North Carolina senior tight end Zack Pianalto knows where coach Butch Davis is coming from -- literally.
They share family roots in Springdale, Ark., where Davis’ parents still live. In fact, Pianalto said his parents live within a 10-minute jog to the Davis house, and that connection was one of the factors that swayed Pianalto in his decision to decommit from Texas during his recruiting process.
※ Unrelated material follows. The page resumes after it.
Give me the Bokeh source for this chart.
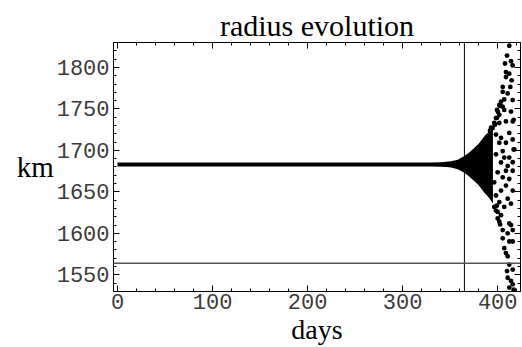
from bokeh.plotting import figure
from bokeh.models import Range1d, Span, FixedTicker, LinearAxis, ColumnDataSource
from bokeh.embed import file_html
from bokeh.resources import INLINE

# ---- data ----
title_text = "radius evolution"
x_label = "days"
y_label = "km"

x_ticks = [0, 100, 200, 300, 400]
y_ticks = [1550, 1600, 1650, 1700, 1750, 1800]

# dense part (sampled points merge into a solid band)
band_days = [0, 330, 340, 346, 351, 358, 365, 370, 375, 380, 386, 390, 395]
band_upper = [1685.4, 1685.4, 1685.7, 1686.2, 1686.8, 1688.8, 1693.1, 1697.5,
              1702.5, 1708.0, 1717.0, 1722.0, 1730.0]
band_lower = [1680.6, 1680.6, 1680.3, 1679.8, 1679.2, 1677.2, 1672.9, 1668.5,
              1663.5, 1658.0, 1649.0, 1644.0, 1636.0]

# individually visible points (day, km)
dot_days = [412.2, 409.8, 414.0, 407.7, 415.8, 408.7, 412.2, 408.7, 414.7, 405.3,
            413.3, 405.3, 410.5, 406.9, 415.8, 403.5, 401.7, 405.3, 399.3, 406.9,
            414.0, 401.7, 398.2, 408.7, 396.4, 401.7, 415.8, 394.7, 416.8, 416.8,
            415.8,
            398.2, 403.5, 412.2, 401.7, 408.7, 415.8, 417.5, 405.3, 398.2, 406.9,
            412.2, 403.5, 410.5, 415.8, 408.7, 400.0, 405.3, 412.2, 396.4, 408.7,
            415.8, 403.5, 398.2, 410.5, 401.7, 414.0, 406.9, 396.4,
            400.0, 403.5, 401.7, 412.2, 414.0, 405.3, 410.5, 415.8, 405.3, 412.2,
            415.8, 406.9, 408.7, 410.5, 412.2, 415.8, 409.8, 410.5, 414.0, 412.2,
            415.8, 416.8,
            398.2, 400.0, 402.6, 399.1, 397.2, 399.3, 400.3, 402.6, 391.9, 393.0]
dot_km = [1826.2, 1814.3, 1807.5, 1804.8, 1802.4, 1794.4, 1792.5, 1788.5, 1784.5, 1776.5,
          1776.5, 1770.6, 1768.7, 1761.5, 1760.7, 1758.7, 1754.8, 1752.7, 1748.8, 1748.8,
          1746.8, 1742.9, 1738.9, 1734.9, 1733.0, 1733.0, 1734.9, 1727.0, 1736.9, 1701.2,
          1685.7,
          1719.0, 1715.1, 1721.1, 1709.2, 1709.2, 1713.1, 1701.2, 1699.2, 1695.2, 1691.3,
          1691.3, 1685.4, 1681.3, 1675.4, 1675.4, 1673.5, 1667.5, 1665.5, 1661.5, 1657.5,
          1651.5, 1651.5, 1645.6, 1641.7, 1637.7, 1635.7, 1631.8, 1631.8,
          1625.8, 1621.8, 1613.9, 1611.9, 1609.9, 1603.9, 1600.0, 1603.9, 1594.0, 1590.1,
          1590.1, 1582.1, 1576.2, 1572.3, 1562.3, 1556.3, 1554.4, 1546.4, 1542.5, 1534.5,
          1538.5, 1532.0,
          1627.4, 1617.9, 1610.7, 1633.3, 1731.0, 1739.3, 1746.4, 1753.6, 1723.8, 1727.4]

year_day = 365
limit_km = 1564

# ---- figure ----
p = figure(width=522, height=347, output_backend="svg", toolbar_location=None,
           x_range=Range1d(-4.2, 424.0), y_range=Range1d(1529.8, 1830.1),
           min_border_left=113, min_border_right=2, min_border_top=42,
           min_border_bottom=53, background_fill_color="white",
           border_fill_color="white", outline_line_color="black")

p.xgrid.visible = False
p.ygrid.visible = False

x_minor = list(range(0, 421, 20))
y_minor = list(range(1530, 1831, 10))

tick_font = "Liberation Mono"
tick_size = "22px"

for ax in p.xaxis:
    ax.ticker = FixedTicker(ticks=x_ticks, minor_ticks=x_minor)
for ax in p.yaxis:
    ax.ticker = FixedTicker(ticks=y_ticks, minor_ticks=y_minor)

for ax in list(p.xaxis) + list(p.yaxis):
    ax.major_tick_in = 6
    ax.major_tick_out = 0
    ax.minor_tick_in = 3
    ax.minor_tick_out = 0
    ax.axis_line_color = "black"
    ax.major_tick_line_color = "black"
    ax.minor_tick_line_color = "black"
    ax.major_label_text_font = tick_font
    ax.major_label_text_font_size = tick_size
    ax.major_label_text_color = "#3a3a3a"

p.yaxis.major_label_standoff = 4
p.xaxis.major_label_standoff = 2

p.xaxis.axis_label = x_label
p.xaxis.axis_label_text_font = "Liberation Serif"
p.xaxis.axis_label_text_font_size = "28px"
p.xaxis.axis_label_text_font_style = "normal"
p.xaxis.axis_label_text_color = "black"
p.xaxis.axis_label_standoff = 2

p.yaxis.axis_label = y_label
p.yaxis.axis_label_text_font = "Liberation Serif"
p.yaxis.axis_label_text_font_size = "29px"
p.yaxis.axis_label_text_font_style = "normal"
p.yaxis.axis_label_text_color = "black"
p.yaxis.axis_label_standoff = 0
p.yaxis.axis_label_orientation = "horizontal"

# mirrored frame ticks (no labels)
top = LinearAxis(ticker=FixedTicker(ticks=x_ticks, minor_ticks=x_minor),
                 major_label_overrides={t: "" for t in x_ticks}, major_label_standoff=0,
                 major_label_text_font_size="4px",
                 major_tick_in=6, major_tick_out=0, minor_tick_in=3, minor_tick_out=0,
                 axis_line_color="black")
right = LinearAxis(ticker=FixedTicker(ticks=y_ticks, minor_ticks=y_minor),
                   major_label_overrides={t: "" for t in y_ticks}, major_label_standoff=0,
                   major_label_text_font_size="4px",
                   major_tick_in=6, major_tick_out=0, minor_tick_in=3, minor_tick_out=0,
                   axis_line_color="black")
p.add_layout(top, "above")
p.add_layout(right, "right")

p.title.text = title_text
p.title.align = "center"
p.title.text_font = "Liberation Serif"
p.title.text_font_size = "30px"
p.title.text_font_style = "normal"
p.title.text_color = "black"
p.title.standoff = 2

# data
band = ColumnDataSource(dict(d=band_days, up=band_upper, lo=band_lower))
p.varea(x="d", y1="lo", y2="up", source=band, fill_color="black")
dots = ColumnDataSource(dict(d=dot_days, km=dot_km))
p.scatter(x="d", y="km", source=dots, size=4.8, fill_color="black", line_color=None)

p.add_layout(Span(location=year_day, dimension="height", line_color="black", line_width=1))
p.add_layout(Span(location=limit_km, dimension="width", line_color="#555555", line_width=1.5))

open("out.html", "w").write(file_html(p, INLINE))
Of course, Davis’ history of producing some of the nation’s top tight ends at Miami didn’t hurt either. This year, Pianalto has the chance to join that group. When he’s healthy -- and he should finally be 100 percent this season for the first time since his freshman year -- Pianalto can add more than just blocking to the Tar Heels’ scheme. In an offense that’s dependent upon the quick growth of young receivers, Pianalto has an opportunity to become a key part of the passing game along with receiver Greg Little. If Pianalto can double his production this season, expect to see UNC’s offense take a much needed leap.
“I think it’s pretty important,” Pianalto said of his pass-catching abilities. “I think me, Greg and T.J. [Yates] all have a great rapport together. T.J. can throw to me or Greg and feel very comfortable doing it. I had 33 catches last year through roughly seven full games. … If you look at that, it’s pretty plausible to think I could go out and get possibly get 50 catches this year, and Greg had 60-some, so if that number stays consistent, I think the offense will improve and get better with the two of us in there.
“But we do have great talent around Greg and me. The young receivers need to come along and they did last year. You’d like to see significant growth in their second year. Experience is one of the key things in winning in college football.”
Pianalto had a career-best 334 yards and a touchdown last year, but dislocated his foot against Connecticut, and in his first game back against Florida State, he suffered a mild concussion before returning the following week against Virginia Tech. He also broke his left leg during his sophomore season while scoring a touchdown against Georgia Tech.
When he plays, though, the Tar Heels tend to win. UNC is 13-5 over the past two seasons when Pianalto is on the field. He has become a favorite target for Yates on third down, and last year he set the school single-season record for receptions by a tight end (33) despite missing nearly four games with his foot injury.
In order for UNC to make a push for the Coastal Division crown, Pianalto will have to maintain his success, but it’s not the only part of the equation.
“It’s pretty simple,” Pianalto said. “We’re going to be as good as we take care of the ball. Turnovers is the biggest issue in winning any football game. If we go in there and have less turnovers than the other team, we’re pretty confident our defense will create some turnovers and we’ll win a lot of games and we’ll be productive.”